Cyborgism: Cyborgs, Performance and Society
Developed from my PhD thesis (completed Summer 2003), this book (completed Summer 2007) ranges across history, philosophy, sociology and performance to examine the nature of identity in a world where machines are becoming more and more a part of our lives, and of ourselves.
The book is available from lulu.com
Abstract:
Who are we when we are part (bio-)mechanical, or genetically engineered? Cyborgs in literature and film, as cultural texts, have explored this possibility ideologically, as utopian or, more often, nightmarish. A cyborg performance, on the other hand, is one that attempts to address the issue in the liminal spaces of theatre/live art, and to explore the profounder issues concerning identity in a part-physical, part-digital manner.

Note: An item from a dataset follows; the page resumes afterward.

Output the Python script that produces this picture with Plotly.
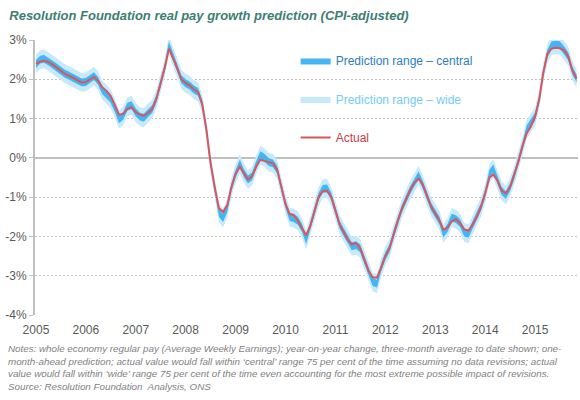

In this research I address the question of cyborg performative identity. From Goffman’s collective self-development process, through post-feminist performative constructs, to situated selves, the system / agency tension reveals our liminality: between individuality and construction. But the body is something real and tangible. True, that reality is perhaps only established by the observing eye that reads it, but the consciousness engaged in observation can only be realised through embodiment. This is understood clearly in physical theatre / performance art, where the body has become the primary means of communication and exploration, providing a visceral vocabulary of performed identity wrought by the interchange between body and eye.

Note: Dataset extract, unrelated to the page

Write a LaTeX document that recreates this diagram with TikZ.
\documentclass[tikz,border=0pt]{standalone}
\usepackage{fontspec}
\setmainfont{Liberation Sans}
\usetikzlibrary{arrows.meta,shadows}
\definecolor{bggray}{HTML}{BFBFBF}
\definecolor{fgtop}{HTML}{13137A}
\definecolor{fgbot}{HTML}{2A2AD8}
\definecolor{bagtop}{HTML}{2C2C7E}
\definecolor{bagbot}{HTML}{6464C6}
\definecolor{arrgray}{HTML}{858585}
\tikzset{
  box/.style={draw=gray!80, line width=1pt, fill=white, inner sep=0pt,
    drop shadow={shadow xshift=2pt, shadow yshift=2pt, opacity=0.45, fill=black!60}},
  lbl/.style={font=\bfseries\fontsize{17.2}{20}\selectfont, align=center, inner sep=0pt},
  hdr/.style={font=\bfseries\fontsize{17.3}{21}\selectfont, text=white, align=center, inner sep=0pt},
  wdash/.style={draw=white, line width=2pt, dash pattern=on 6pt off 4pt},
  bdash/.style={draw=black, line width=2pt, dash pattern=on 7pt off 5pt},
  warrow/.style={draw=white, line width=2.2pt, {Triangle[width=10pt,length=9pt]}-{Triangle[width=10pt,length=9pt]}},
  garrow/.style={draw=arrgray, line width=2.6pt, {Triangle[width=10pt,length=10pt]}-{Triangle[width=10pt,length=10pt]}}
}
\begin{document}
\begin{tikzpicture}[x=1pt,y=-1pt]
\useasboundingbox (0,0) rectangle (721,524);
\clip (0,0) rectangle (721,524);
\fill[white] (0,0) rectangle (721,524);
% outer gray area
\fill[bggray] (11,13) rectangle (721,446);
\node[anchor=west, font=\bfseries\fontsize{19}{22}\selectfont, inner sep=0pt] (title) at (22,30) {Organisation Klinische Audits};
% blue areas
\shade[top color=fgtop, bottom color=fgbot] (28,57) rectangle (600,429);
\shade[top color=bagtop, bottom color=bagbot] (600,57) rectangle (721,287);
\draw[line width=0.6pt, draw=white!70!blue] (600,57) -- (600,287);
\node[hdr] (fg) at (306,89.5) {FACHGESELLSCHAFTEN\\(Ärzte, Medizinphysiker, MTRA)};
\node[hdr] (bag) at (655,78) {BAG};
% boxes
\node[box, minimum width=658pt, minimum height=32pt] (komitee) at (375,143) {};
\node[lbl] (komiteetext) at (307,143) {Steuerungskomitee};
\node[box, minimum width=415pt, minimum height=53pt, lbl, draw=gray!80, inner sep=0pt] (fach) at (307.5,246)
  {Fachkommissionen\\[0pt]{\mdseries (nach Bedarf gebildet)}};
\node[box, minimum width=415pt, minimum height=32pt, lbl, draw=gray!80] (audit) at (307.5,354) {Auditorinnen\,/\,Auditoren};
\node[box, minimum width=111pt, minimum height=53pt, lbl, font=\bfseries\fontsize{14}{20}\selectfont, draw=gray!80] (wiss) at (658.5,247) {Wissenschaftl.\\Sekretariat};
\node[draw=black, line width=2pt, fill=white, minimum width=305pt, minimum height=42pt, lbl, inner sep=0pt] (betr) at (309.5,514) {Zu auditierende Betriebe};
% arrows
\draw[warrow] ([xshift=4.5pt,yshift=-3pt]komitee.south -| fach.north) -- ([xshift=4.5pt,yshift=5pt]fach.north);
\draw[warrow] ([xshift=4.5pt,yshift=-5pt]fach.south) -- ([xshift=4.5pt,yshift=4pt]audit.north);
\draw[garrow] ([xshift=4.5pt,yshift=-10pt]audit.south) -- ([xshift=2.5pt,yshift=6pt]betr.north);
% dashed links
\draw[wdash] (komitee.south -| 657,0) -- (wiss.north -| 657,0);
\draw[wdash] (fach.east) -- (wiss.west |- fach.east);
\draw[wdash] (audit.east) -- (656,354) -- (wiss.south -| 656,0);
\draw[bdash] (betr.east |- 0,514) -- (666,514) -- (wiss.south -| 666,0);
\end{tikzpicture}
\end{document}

The nineteenth-century ‘technologies of the body’ that today comprise law-abiding citizenship, sanity, health, and sexuality, have been instrumental in the creation of the contemporary selfhoods we daily perform, and explore in experimental theatre. But the contemporary endo-colonisation of human technology presents a profound challenge to everyday identity: prosthetic replacements, smart implants, and the promise of genetic therapy, prevention, weoponry and even pre-programming, seem to carry the prospect of a new level of liminality – the ‘cyborg’, between organic and inorganic – that may cost us that between system and agency.

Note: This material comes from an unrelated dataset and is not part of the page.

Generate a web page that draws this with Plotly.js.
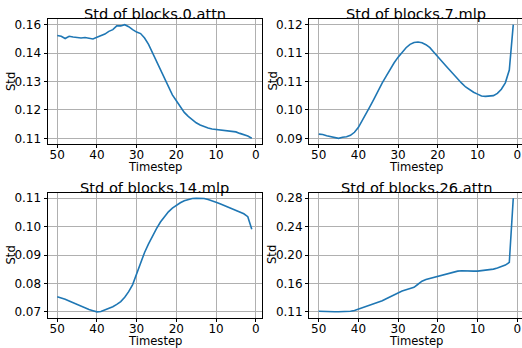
<!DOCTYPE html>
<html>
<head>
<meta charset="utf-8">
<script src="https://cdn.plot.ly/plotly-3.0.1.min.js"></script>
<style>html,body{margin:0;padding:0;background:#fff;}#chart{width:522px;height:348px;}</style>
</head>
<body>
<div id="chart"></div>
<script>
// Timesteps 50 -> 1
const timesteps = [50,49,48,47,46,45,44,43,42,41,40,39,38,37,36,35,34,33,32,31,30,29,28,27,26,25,24,23,22,21,20,19,18,17,16,15,14,13,12,11,10,9,8,7,6,5,4,3,2,1];

const titles = ["Std of blocks.0.attn", "Std of blocks.7.mlp", "Std of blocks.14.mlp", "Std of blocks.26.attn"];

const std_blocks0_attn = [0.1516,0.1513,0.1504,0.1513,0.1510,0.1508,0.1506,0.1508,0.1504,0.1502,0.1509,0.1516,0.1522,0.1533,0.1540,0.1555,0.1555,0.1560,0.1552,0.1540,0.1530,0.1524,0.1506,0.1480,0.1446,0.1412,0.1372,0.1339,0.1305,0.1276,0.1252,0.1227,0.1205,0.1189,0.1174,0.1163,0.1154,0.1147,0.1142,0.1138,0.1136,0.1135,0.1134,0.1131,0.1128,0.1126,0.1120,0.1115,0.1109,0.1100];

const std_blocks7_mlp = [0.0913,0.0912,0.0909,0.0906,0.0905,0.0902,0.0905,0.0906,0.0910,0.0918,0.0931,0.0949,0.0969,0.0988,0.1008,0.1030,0.1049,0.1067,0.1085,0.1102,0.1117,0.1131,0.1142,0.1151,0.1156,0.1157,0.1155,0.1150,0.1142,0.1130,0.1119,0.1106,0.1094,0.1082,0.1070,0.1058,0.1048,0.1038,0.1030,0.1024,0.1019,0.1014,0.1013,0.1013,0.1015,0.1021,0.1032,0.1049,0.1083,0.1203];

const std_blocks14_mlp = [0.0753,0.0749,0.0744,0.0738,0.0732,0.0726,0.0720,0.0713,0.0708,0.0704,0.0700,0.0701,0.0706,0.0711,0.0718,0.0726,0.0736,0.0751,0.0771,0.0796,0.0835,0.0873,0.0909,0.0939,0.0967,0.0993,0.1016,0.1035,0.1052,0.1065,0.1075,0.1084,0.1091,0.1095,0.1099,0.1100,0.1100,0.1099,0.1095,0.1091,0.1086,0.1080,0.1074,0.1068,0.1062,0.1056,0.1051,0.1045,0.1035,0.0991];

const std_blocks26_attn = [0.1164,0.1160,0.1155,0.1155,0.1155,0.1155,0.1155,0.1160,0.1164,0.1174,0.1194,0.1208,0.1228,0.1247,0.1267,0.1291,0.1315,0.1345,0.1374,0.1403,0.1432,0.1457,0.1476,0.1491,0.1510,0.1554,0.1598,0.1622,0.1637,0.1651,0.1666,0.1685,0.1705,0.1719,0.1734,0.1744,0.1749,0.1744,0.1744,0.1744,0.1744,0.1749,0.1754,0.1763,0.1773,0.1788,0.1807,0.1831,0.1870,0.2800];

// Y tick labels as printed (bottom to top)
const yticks_blocks0_attn = ["0.11","0.12","0.13","0.14","0.16"];
const yticks_blocks7_mlp = ["0.09","0.10","0.11","0.11","0.12"];
const yticks_blocks14_mlp = ["0.07","0.08","0.09","0.10","0.11"];
const yticks_blocks26_attn = ["0.11","0.16","0.20","0.24","0.28"];

const xtickvals = [50,40,30,20,10,0];

const series = [std_blocks0_attn, std_blocks7_mlp, std_blocks14_mlp, std_blocks26_attn];
const ytexts = [yticks_blocks0_attn, yticks_blocks7_mlp, yticks_blocks14_mlp, yticks_blocks26_attn];

const W = 522, H = 348;
// panel pixel boxes [left, right, top, bottom]
const boxes = [[47.5,261.5,19,144],[309,523,19,144],[47.5,261.5,192.5,317.5],[309,523,192.5,317.5]];

const font = "DejaVu Sans, sans-serif";
const data = [];
const layout = {
  width: W, height: H,
  margin: {l:0, r:0, t:0, b:0},
  paper_bgcolor: "#fff", plot_bgcolor: "#fff",
  showlegend: false,
  font: {family: font, size: 12, color: "#000"},
  annotations: []
};

series.forEach((ys, i) => {
  const n = i + 1;
  const xa = "x" + (n === 1 ? "" : n), ya = "y" + (n === 1 ? "" : n);
  data.push({x: timesteps, y: ys, type: "scatter", mode: "lines",
    line: {color: "#1f77b4", width: 1.6}, xaxis: xa, yaxis: ya, hoverinfo: "skip"});
  const lo = Math.min(...ys), hi = Math.max(...ys), d = hi - lo;
  const tv = [0,1,2,3,4].map(k => lo + k * d / 4);
  const b = boxes[i];
  const clipped = b[1] > W;
  const common = {
    showline: true, linecolor: "#000", linewidth: 1,
    ticks: "outside", ticklen: 3, tickwidth: 1, tickcolor: "#000",
    showgrid: true, gridcolor: "#b0b0b0", gridwidth: 1,
    zeroline: false, tickfont: {family: font, size: 12, color: "#000"}
  };
  // x range: keep 52.45 .. -1.45 over the full panel width, cut at the page edge
  const fullW = b[1] - b[0];
  const visW = Math.min(b[1], W) - b[0];
  const rightVal = 52.45 - (52.45 + 1.45) * visW / fullW;
  layout["xaxis" + (n === 1 ? "" : n)] = Object.assign({}, common, {
    mirror: true,
    domain: [b[0] / W, Math.min(1, b[1] / W)],
    range: [52.45, rightVal], tickmode: "array", tickvals: xtickvals,
    ticklabelstandoff: -3,
    anchor: ya
  });
  layout["yaxis" + (n === 1 ? "" : n)] = Object.assign({}, common, {
    mirror: !clipped,
    domain: [1 - b[3] / H, 1 - b[2] / H],
    range: [lo - 0.05 * d, hi + 0.05 * d], tickmode: "array", tickvals: tv, ticktext: ytexts[i],
    anchor: xa
  });
  layout.annotations.push({text: titles[i], xref: "paper", yref: "paper",
    x: (b[0] + 107) / W, y: 1 - (b[2] - 5.5) / H, xanchor: "center", yanchor: "middle",
    showarrow: false, font: {family: font, size: 14.6, color: "#000"}});
  layout.annotations.push({text: "Timestep", xref: "paper", yref: "paper",
    x: (b[0] + 107) / W, y: 1 - (b[3] + 23) / H, xanchor: "center", yanchor: "middle",
    showarrow: false, font: {family: font, size: 11.6, color: "#000"}});
  layout.annotations.push({text: "Std", xref: "paper", yref: "paper", textangle: -90,
    x: (b[0] - 37) / W, y: 1 - ((b[2] + b[3]) / 2) / H, xanchor: "center", yanchor: "middle",
    showarrow: false, font: {family: font, size: 11.6, color: "#000"}});
});

Plotly.newPlot("chart", data, layout, {staticPlot: true, displayModeBar: false});
</script>
</body>
</html>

Using the philosophy of Henri Bergson, the critical thinking of Michel Foucault and Judith Butler, and fieldwork in the United States comprising notes from DARPA’s Exoskeletons for Human Performance Augmentation conference, interviews with the maker of the Utah Array (a brain/computing interface) and people with disabilities who incorporate metal into their bodies, this book ranges across philosophy, technology, and critical thought, set in a performative exploration of identity.